Three different groups of coloured shapes just can’t get along. Each group has its own unique set of interests and passions which keep them happy. But whenever a ‘different’ comes along, they end up arguing and criticising each other (the Yellows, much to the disgust of the Blues, love bananas, and the Red’s favourite music is too noisy, according to the Yellows.) They try segregation (by drawing boundaries around themselves) and coming up with rules (‘nobody except reds are allowed in the red corner!’) but these do nothing to promote harmony. The tide turns when some more accepting and tolerant shapes turn up, including a multi-coloured star (‘a really DIFFERENT different’) who likes EVERYTHING. The shapes realise that complimenting and supporting each other is much better than criticising and fighting, the silly rules are forgotten and everyone is much happier…they realise that being different is ‘the best thing ever!’
A fun story about different shapes who learn to put aside their differences and get along. Promotes open-mindedness, kindness and tolerance.
The messages we found in this book:
- Children are often apprehensive about trying or accepting something new or different.
- Kindness is infectious. When you are positive and welcoming, you encourage others to do the same. The ‘really different different’ embraced everyone’s interests and provided the catalyst for positive change.
- There is more that unites us than divides us. Sometimes you need to try things to know if you like them or not. Once the shapes stopped focussing in on what they disliked, they were able to discover things that they liked.
- Groups which exclude people don’t lead to happiness (eg, playground gangs and cliques). Neither do stringent rules that are drawn up to segregate people.

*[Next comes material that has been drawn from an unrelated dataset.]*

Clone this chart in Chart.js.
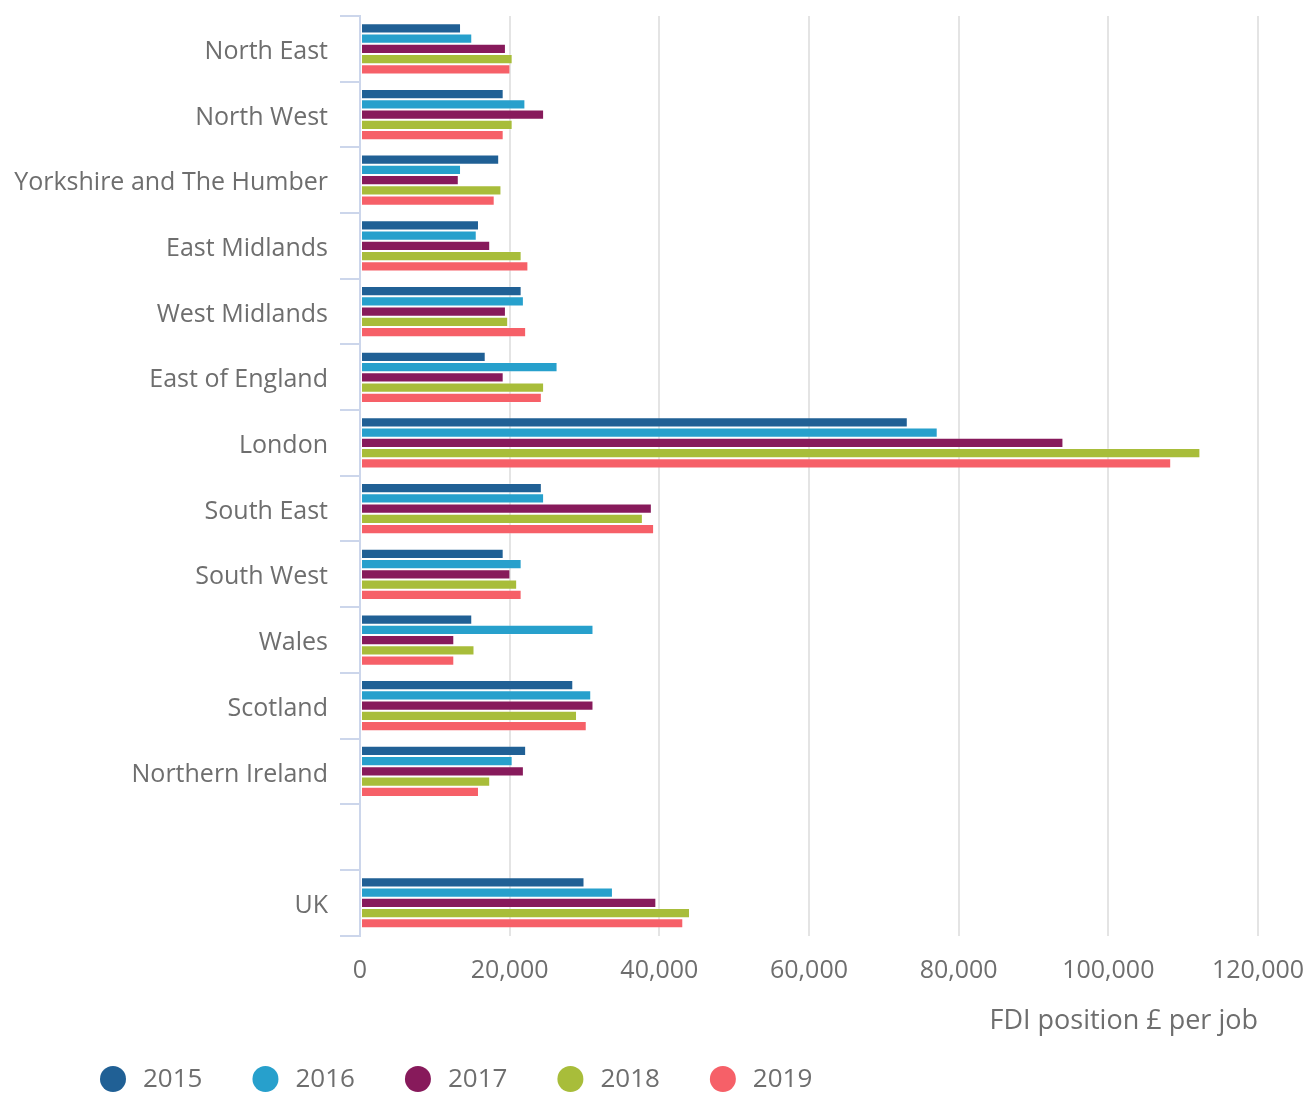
<!DOCTYPE html>
<html>
<head>
<meta charset="utf-8">
<script src="https://cdn.jsdelivr.net/npm/chart.js@4/dist/chart.umd.min.js"></script>
<style>
  html, body { margin: 0; padding: 0; background: #ffffff; }
  #wrap { position: relative; width: 1311px; height: 1093px; }
</style>
</head>
<body>
<div id="wrap"><canvas id="fdi"></canvas></div>
<script>
// Regions (blank entry separates the UK total)
const regions = [
  'North East', 'North West', 'Yorkshire and The Humber', 'East Midlands',
  'West Midlands', 'East of England', 'London', 'South East', 'South West',
  'Wales', 'Scotland', 'Northern Ireland', '', 'UK'
];

const years = ['2015', '2016', '2017', '2018', '2019'];

// FDI position, £ per job
const fdi2015 = [13500, 19200, 18600, 15900, 21600, 16800, 73200, 24300, 19200, 15000, 28500, 22200, null, 30000];
const fdi2016 = [15000, 22100, 13500, 15600, 21900, 26400, 77200, 24600, 21600, 31200, 30900, 20400, null, 33800];
const fdi2017 = [19500, 24600, 13200, 17400, 19500, 19200, 94000, 39000, 20100, 12600, 31200, 21900, null, 39600];
const fdi2018 = [20400, 20400, 18900, 21600, 19800, 24600, 112300, 37800, 21000, 15300, 29000, 17400, null, 44100];
const fdi2019 = [20100, 19200, 18000, 22500, 22200, 24300, 108400, 39300, 21600, 12600, 30300, 15900, null, 43200];

const seriesValues = [fdi2015, fdi2016, fdi2017, fdi2018, fdi2019];
const seriesColours = ['#206095', '#27a0cc', '#871a5b', '#a8bd3a', '#f66068'];

const xTickStep = 20000;
const xMax = 120000;

const FONT = "'Open Sans', 'Noto Sans', sans-serif";
const TEXT = '#6e6e6e';

// Legend drawn along the bottom edge with round markers
const bottomLegend = {
  id: 'bottomLegend',
  afterDraw(chart) {
    const ctx = chart.ctx;
    const y = 1079;
    let x = 100;
    ctx.save();
    ctx.font = '26px ' + FONT;
    ctx.textBaseline = 'middle';
    ctx.textAlign = 'left';
    chart.data.datasets.forEach(ds => {
      ctx.beginPath();
      ctx.fillStyle = ds.backgroundColor;
      ctx.arc(x + 13, y, 13, 0, Math.PI * 2);
      ctx.fill();
      ctx.fillStyle = TEXT;
      ctx.fillText(ds.label, x + 43, y + 1);
      x += 43 + ctx.measureText(ds.label).width + 50;
    });
    ctx.restore();
  }
};

const canvas = document.getElementById('fdi');
canvas.width = 1311;
canvas.height = 1093;

new Chart(canvas, {
  type: 'bar',
  data: {
    labels: regions,
    datasets: years.map((yr, i) => ({
      label: yr,
      data: seriesValues[i],
      backgroundColor: seriesColours[i],
      borderColor: 'rgba(255,255,255,0.22)',
      borderWidth: 1,
      borderSkipped: false,
      categoryPercentage: 0.78,
      barPercentage: 1.0
    }))
  },
  options: {
    indexAxis: 'y',
    responsive: false,
    animation: false,
    devicePixelRatio: 1,
    layout: { padding: { top: 16, right: 53, bottom: 47, left: 0 } },
    plugins: {
      legend: { display: false },
      tooltip: { enabled: false }
    },
    scales: {
      x: {
        min: 0,
        max: xMax,
        ticks: {
          stepSize: xTickStep,
          font: { family: FONT, size: 25 },
          color: TEXT,
          padding: 20,
          callback: v => v.toLocaleString('en-GB')
        },
        grid: { color: '#e4e4e4', lineWidth: 2, drawTicks: false },
        border: { display: false },
        title: {
          display: true,
          text: 'FDI position £ per job',
          align: 'end',
          color: TEXT,
          font: { family: FONT, size: 27 },
          padding: { top: 0, bottom: 8 }
        },
        afterFit(scale) { scale.paddingLeft = 0; scale.paddingRight = 0; }
      },
      y: {
        offset: true,
        ticks: {
          font: { family: FONT, size: 25 },
          color: TEXT,
          padding: 12,
          labelOffset: 3,
          autoSkip: false
        },
        grid: {
          offset: true,
          drawOnChartArea: false,
          drawTicks: true,
          tickLength: 20,
          tickColor: '#ccd6eb',
          lineWidth: 2
        },
        border: { display: true, color: '#ccd6eb', width: 2 },
        afterFit(scale) {
          scale.width = 360;
          scale.paddingTop = 0;
          scale.paddingBottom = 0;
        }
      }
    }
  },
  plugins: [bottomLegend]
});
</script>
</body>
</html>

- Playing together and co-operating makes you feel far happier than avoiding people, fighting with them and being critical.
- The ‘really different different’ was tolerant, optimistic and open-minded. His enthusiasm and warmth rubbed off on the others.
- The shapes learned to co-operate with each other and focus on the positives instead of the negatives. They replaced critical phrases (we don’t like bow ties, red songs make far too much noise) with complimentary ones (I really like your glasses, I wish I had a red hat like yours).
- If the ‘really different Different’ had been critical and aggressive to the other shapes, how do you think the story would have ended?
- How do you feel when someone says they don’t like things that you really love?
- Pretend you are a Red. What would you say to the Yellows?